Yaklaşık 15 gündür Kıbrıs’tayım. Bu süre zarfında birçok kişiyle görüşme imkânım oldu. Bu insanlarla yaptığım sohbetlerden edindiğim izlenimleri belki bir faydası olur ümidiyle köşeme taşımanın uygun olacağını düşündüm.
Hayat pahalılığı
Kuzey Kıbrıs Türk Cumhuriyeti’nde (KKTC) yaşayan insanların en büyük şikâyeti hayat pahalılığı. Türkiye’den adaya gelen bir kişi rahatlıkla bu vaziyeti görebiliyor. Marketlerden sosyal mekanlara, kısacası her yerde bu pahalılık hissedilebiliyor. Kıbrıs’taki insanların gelirleri Türk lirası, giderleri ise ya sterlin ya da avro. Gelir ile gider arasındaki bu farklılık, haliyle hayatı epeyce bir zorlaştırıyor. Pandemi koşulları ekonomiyi iyice yormuş. Bu, çok açık.
Siyasi istikrarsızlık
KKTC’nin belki de en büyük sorunu siyasi istikrarsızlık. 1983 yılında ilan edilen bağımsızlıktan bu yana toplamda 36 hükümet işbaşına geldi. Fark edileceği üzere neredeyse her yıla bir hükümet düşüyor. Kısa süreli hükümetler doğal olarak uzun süreli projelere odaklanamıyor. Böylece kalkınmaya yönelik projeler de bir türlü hayata geçirilemiyor. Siyasi istikrarsızlık, ekonomik istikrarsızlığı besleyen en önemli faktör. Bence bu sorun, KKTC’nin tanınmasından daha büyük bir mesele.
Bürokratik tıkanıklık
KKTC tam bir memur cumhuriyeti. Memurun kanaati çoğu zaman yasaların üzerine çıkabiliyor. Bu nedenle kamu kurumlarında işlerin hızlıca ve yerli yerinde yürümesinde “tanıdık kişiler” belirleyici olabiliyor. Siyasilerin rolü de en çok bu engelleri aşmada ortaya çıkıyor. İşin en kötü yanı, bürokratik sorunların beraberinde partizanlığı getirmesi. Maalesef bu durum, “adamına göre muamele” şeklinde çağdışı bir uygulamaya kapı aralıyor. Otomasyon sistemi henüz tam olarak kurulamadığından online hizmetler oldukça yetersiz. Bu konuya acil çözüm üretilmesi, gündelik kamusal hayatı daha da kolaylaştırabilir.
Toprak satışları
Kıbrıs’ta kulağa en çok gelen laflardan birisi de yabancılara satılan topraklar. Girne sahilinden Karpaz Burnu’na uzanan kıyı şeridi boyunca toprakların büyük kısmının yabancılara satıldığı söyleniyor. Rivayet odur ki İsrailliler toprak satın almada başı çekiyor. Sefahat, siyasi belirsizlik ve geçim darlığı toprak satışlarını tetikleyen faktörler olarak göze çarpıyor.
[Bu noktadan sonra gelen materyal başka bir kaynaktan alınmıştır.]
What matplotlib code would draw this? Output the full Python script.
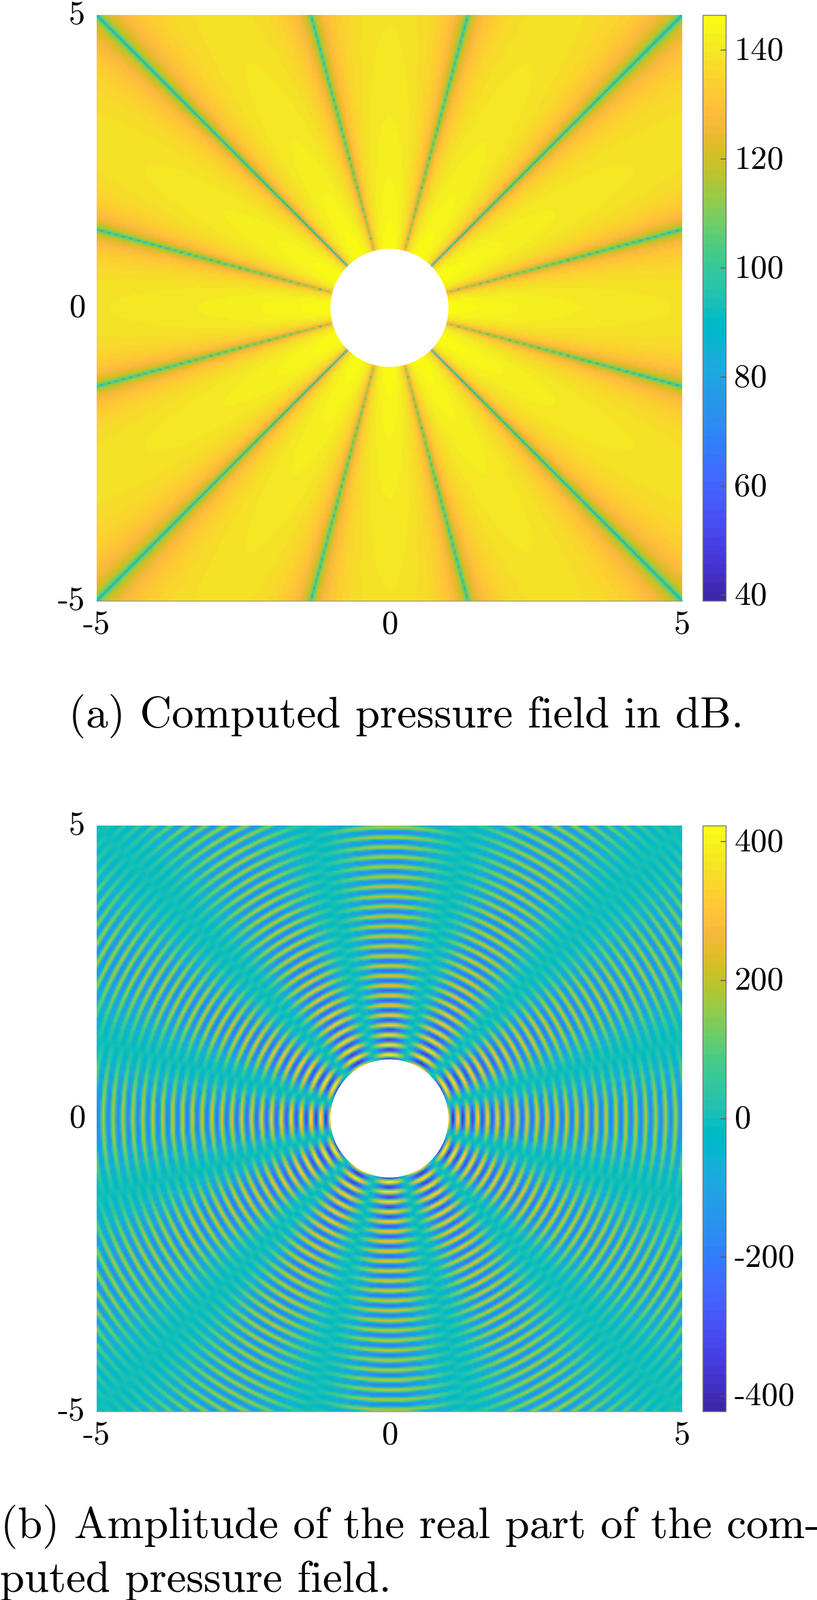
import numpy as np
import matplotlib
matplotlib.use('Agg')
import matplotlib.pyplot as plt
import matplotlib.transforms as mtransforms
from matplotlib.colors import ListedColormap
from matplotlib.patches import Circle

# Values. The fields are too dense to read cell by cell,
# so they are rebuilt from these readings (12 node lines, 1/sqrt(r) decay).
node_angles_deg = [15, 45, 75, 105, 135, 165, 195, 225, 255, 285, 315, 345]
peak_amplitude = 423.0
ring_wavelength = 0.1695
first_peak_radius = 1.09
node_floor_db = 88.0
p_ref = 2e-5

db_limits = [38.9, 146.4]
amp_limits = [-423.0, 423.0]
db_ticks = [40, 60, 80, 100, 120, 140]
amp_ticks = [-400, -200, 0, 200, 400]
db_tick_labels = ['40', '60', '80', '100', '120', '140']
amp_tick_labels = ['-400', '-200', '0', '200', '400']
axis_ticks = [-5, 0, 5]
axis_tick_labels = ['-5', '0', '5']
caption_a = '(a) Computed pressure field in dB.'
caption_b = ['(b) Amplitude of the real part of the com-', 'puted pressure field.']

# MATLAB parula, 64 levels
parula = ListedColormap([
    [0.2422, 0.1504, 0.6603], [0.2504, 0.1650, 0.7076], [0.2578, 0.1818, 0.7511], [0.2647, 0.1978, 0.7952],
    [0.2706, 0.2147, 0.8364], [0.2751, 0.2342, 0.8710], [0.2783, 0.2559, 0.8991], [0.2803, 0.2782, 0.9221],
    [0.2813, 0.3006, 0.9414], [0.2810, 0.3228, 0.9579], [0.2795, 0.3447, 0.9717], [0.2760, 0.3667, 0.9829],
    [0.2699, 0.3892, 0.9906], [0.2602, 0.4123, 0.9952], [0.2440, 0.4358, 0.9988], [0.2206, 0.4603, 0.9973],
    [0.1963, 0.4847, 0.9892], [0.1834, 0.5074, 0.9798], [0.1786, 0.5289, 0.9682], [0.1764, 0.5499, 0.9520],
    [0.1687, 0.5703, 0.9359], [0.1540, 0.5902, 0.9218], [0.1460, 0.6091, 0.9079], [0.1380, 0.6276, 0.8973],
    [0.1248, 0.6459, 0.8883], [0.1113, 0.6635, 0.8763], [0.0952, 0.6798, 0.8598], [0.0689, 0.6948, 0.8394],
    [0.0297, 0.7082, 0.8163], [0.0036, 0.7203, 0.7917], [0.0067, 0.7312, 0.7660], [0.0433, 0.7411, 0.7394],
    [0.0964, 0.7500, 0.7120], [0.1408, 0.7584, 0.6842], [0.1717, 0.7670, 0.6554], [0.1938, 0.7758, 0.6251],
    [0.2161, 0.7843, 0.5923], [0.2470, 0.7918, 0.5567], [0.2906, 0.7973, 0.5188], [0.3406, 0.8008, 0.4789],
    [0.3909, 0.8029, 0.4354], [0.4456, 0.8024, 0.3909], [0.5044, 0.7993, 0.3480], [0.5616, 0.7942, 0.3045],
    [0.6174, 0.7876, 0.2612], [0.6720, 0.7793, 0.2227], [0.7242, 0.7698, 0.1910], [0.7738, 0.7598, 0.1646],
    [0.8203, 0.7498, 0.1535], [0.8634, 0.7406, 0.1596], [0.9035, 0.7330, 0.1774], [0.9393, 0.7288, 0.2100],
    [0.9728, 0.7298, 0.2394], [0.9956, 0.7434, 0.2371], [0.9970, 0.7659, 0.2199], [0.9952, 0.7893, 0.2028],
    [0.9892, 0.8136, 0.1885], [0.9786, 0.8386, 0.1766], [0.9676, 0.8639, 0.1643], [0.9610, 0.8890, 0.1537],
    [0.9597, 0.9135, 0.1423], [0.9628, 0.9373, 0.1265], [0.9691, 0.9606, 0.1064], [0.9769, 0.9839, 0.0805],
])

W, H = 1200, 2349
FS_TICK = 35
FS_CAP = 46.7
FONT = 'cmr10'


def px_axes(fig, left, top, right, bottom):
    return fig.add_axes([left / W, 1 - bottom / H, (right - left) / W, (bottom - top) / H])


def grid(n):
    g = np.linspace(-5, 5, n)
    x, y = np.meshgrid(g, g)
    r = np.maximum(np.hypot(x, y), 0.3)
    return r, np.arctan2(y, x)


def lobes(theta):
    m = len(node_angles_deg) / 2
    return np.cos(m * theta - np.pi * (m * np.radians(node_angles_deg[0]) / np.pi - 0.5))


def nudge_up(labels, fig, px):
    for lab in labels:
        lab.set_transform(lab.get_transform() + mtransforms.ScaledTranslation(0, px / 100, fig.dpi_scale_trans))


def draw_panel(fig, top, field, limits, ticks, tick_labels):
    bottom = top + 860
    ax = px_axes(fig, 142, top, 1002, bottom)
    im = ax.imshow(field, origin='lower', extent=[-5, 5, -5, 5], cmap=parula,
                   vmin=limits[0], vmax=limits[1], interpolation='bilinear', aspect='auto')
    ax.add_patch(Circle((0, 0), 1.0, color='white', zorder=3))
    ax.set_xlim(-5, 5)
    ax.set_ylim(-5, 5)
    ax.set_xticks(axis_ticks)
    ax.set_yticks(axis_ticks)
    ax.set_xticklabels(axis_tick_labels, fontsize=FS_TICK, family=FONT)
    ax.set_yticklabels(axis_tick_labels, fontsize=FS_TICK, family=FONT)
    ax.tick_params(axis='both', length=0)
    ax.tick_params(axis='x', pad=10)
    ax.tick_params(axis='y', pad=12)
    nudge_up(ax.get_yticklabels(), fig, 4)
    for s in ['top', 'left', 'right']:
        ax.spines[s].set_visible(False)
    ax.spines['bottom'].set_color('#9a9a9a')
    ax.spines['bottom'].set_linewidth(1.0)

    cax = px_axes(fig, 1032, top, 1066, bottom)
    cb = fig.colorbar(im, cax=cax, ticks=ticks)
    cb.ax.set_yticklabels(tick_labels, fontsize=FS_TICK, family=FONT)
    cb.ax.tick_params(axis='y', direction='in', length=6, width=1, color='#555555', pad=9, right=True)
    nudge_up(cb.ax.get_yticklabels(), fig, 3)
    cb.outline.set_edgecolor('#777777')
    cb.outline.set_linewidth(1.0)


def main():
    fig = plt.figure(figsize=(W / 100, H / 100), dpi=100)

    # panel (a): level in dB
    r, theta = grid(300)
    amp = peak_amplitude * np.abs(lobes(theta)) / np.sqrt(r)
    floor = p_ref * 10 ** (node_floor_db / 20)
    field_db = 20 * np.log10(np.hypot(amp, floor) / p_ref)
    draw_panel(fig, 22, field_db, db_limits, db_ticks, db_tick_labels)

    # panel (b): real part
    r, theta = grid(300)
    k = 2 * np.pi / ring_wavelength
    wave = np.cos(k * (r - first_peak_radius))
    field_re = -peak_amplitude * lobes(theta) / np.sqrt(r) * wave
    draw_panel(fig, 1212, field_re, amp_limits, amp_ticks, amp_tick_labels)

    fig.text(101 / W, 1 - 1068 / H, caption_a, fontsize=FS_CAP, family=FONT, va='baseline')
    fig.text(1 / W, 1 - 2258 / H, caption_b[0], fontsize=FS_CAP, family=FONT, va='baseline')
    fig.text(0 / W, 1 - 2337 / H, caption_b[1], fontsize=FS_CAP, family=FONT, va='baseline')

    fig.savefig('out.png', dpi=100)


if __name__ == "__main__":
    main()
Sonuç itibariyle Kıbrıs’ta seçim sisteminden bürokratik yönetime, her kademede önemli bir kamu reformuna ihtiyaç duyuluyor. Rum tarafındakine benzer bir başkanlık sistemine geçilmesi siyasi ve ekonomik istikrar açısından ülkeye ciddi bir katkı sunabilir.
Toprak satışları ise tartışmalı. Kimisi bu durumu, yabancı yatırımcıların ülkeye gelmesi, kimisi de vatanın elden gitmesi şeklinde yorumluyor. Hatta sosyal medyada bir grup, “Kıbrıs Filistin Olmasın” adıyla toprak satışlarına karşı bir kampanya yürütüyor. Her iki bakış açısı, eksi ve artı yönleriyle iyice sorgulanmalı, analiz edilmeli. Nitekim toprak meselesi hassas ve bir o kadar hayati bir konudur.